The shower scene has become a touchstone in popular culture and is often regarded as an iconic moment in cinematic history. It was described by the review aggregator website Rotten Tomatoes and the educational channel History as Psycho's most infamous scene. The scene has been frequently parodied and referenced in popular culture complete with the screeching violin sound effects, with notable examples including Charlie and the Chocolate Factory, and Scream Queens with Leigh's daughter, Jamie Lee Curtis. Additionally, The Guardian ranked the shower scene at number two on their 2000 list of "The top 10 film moments", while Bravo featured it number four on their 2007 list of 100 Scariest Movie Moments.

A critic in The Daily Telegraph who gave the initials of R.P.M.G. additionally praised Leigh's "pleasing performance as the girl he kills with a knife while she is under a shower". The scene became a career-defining moment for the actress, on which she commented: "I've been in a great many films, but I suppose if an actor can be remembered for one role, then they're very fortunate. And in that sense I'm fortunate." However, she was so affected by the scene when she saw it that she no longer took showers unless she absolutely had to; she would lock all the doors and windows and leave the bathroom and shower door open. She never realized until she first watched the film "how vulnerable and defenseless one is".

Herrmann biographer Steven C. Smith writes that the music for the shower scene is "probably the most famous (and most imitated) cue in film music". A survey conducted by PRS for Music, in 2009, showed that the British public considers the score from 'the shower scene' to be the scariest theme from any film. In articles for BBC and The Guardian, musicians such as Rachel Zeffira and Michael Waller noted its influence in modern music, with artists like Busta Rhymes sampling it in their works.

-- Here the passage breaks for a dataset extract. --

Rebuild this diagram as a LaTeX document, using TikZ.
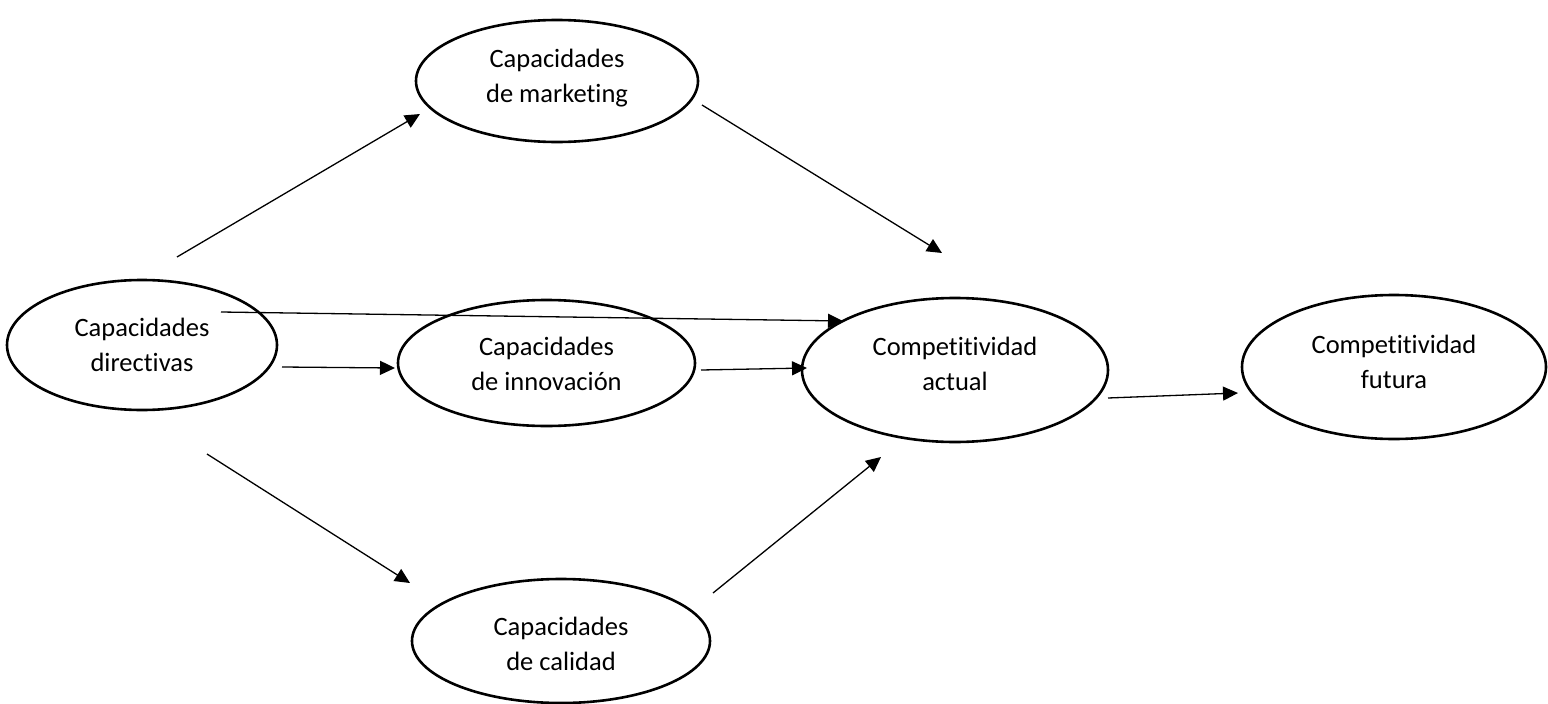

78/52: Hitchcock's Shower Scene, a documentary on its production by Alexandre O. Philippe, was released on October 13, 2017. It features interviews with and analysis by Guillermo del Toro, Peter Bogdanovich, Bret Easton Ellis, Jamie Lee Curtis, Marli Renfro, Karyn Kusama, Eli Roth, Oz Perkins, Leigh Whannell, Walter Murch, Danny Elfman, Elijah Wood, Richard Stanley, and Neil Marshall.